Other routine sampling activities include:

  • Sampling for the Global Atmosphere Passive Sampler (GAPS) Network, operated by Environment Canada to monitor persistent organic pollutants on a global scale;
  • Continuous measurements of ozone concentrations in the lower atmosphere for NOAA's Earth Systems Research Laboratory;
  • Sampling for CO2 and other greenhouse gases for NOAA's Earth Systems Research Laboratory;
  • Continuous data on air column properties, including the aerosol optical depth, for NASA’s AERONET Program.

 


Carbon dioxide (CO2) concentration in the atmosphere measured at the BIOS Tudor Hill Marine Atmospheric Observatory, 1989-2013.

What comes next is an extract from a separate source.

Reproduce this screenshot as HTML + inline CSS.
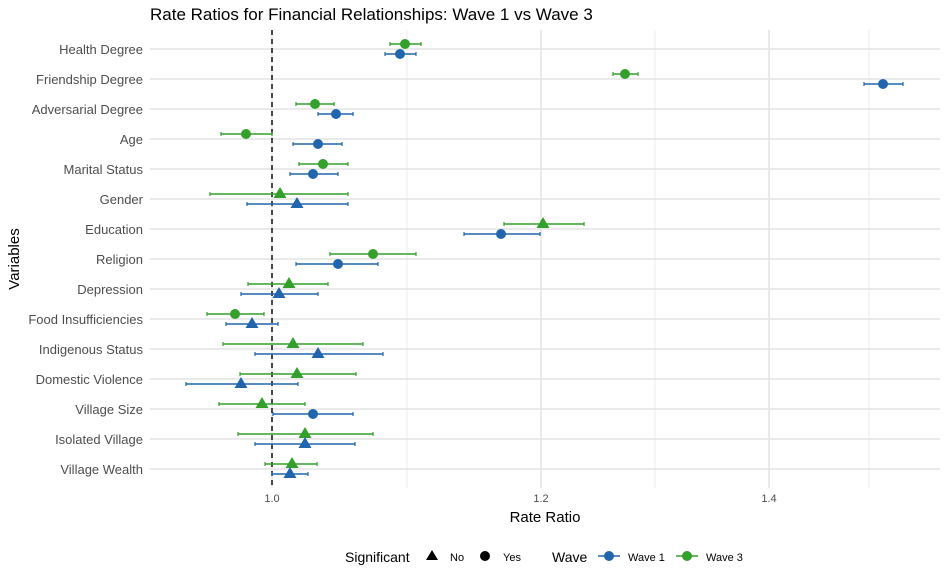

Data shown are measurements of air collected approximately weekly in glass containers and returned to the NOAA Earth Systems Research Laboratory, Global Monitoring Division (GMD) for analysis. Circle Symbols are thought to be regionally representative of a remote, well-mixed troposphere. + Symbols are thought to be not indicative of background conditions, and represent poorly mixed air masses influenced by local or regional anthropogenic sources or strong local biospheric sources or sinks. A smooth curve and long-term trend have been fitted to the representative measurements. All data have undergone rigorous quality assurance and are freely available from GMD, CDIAC, and WMO WDCGG.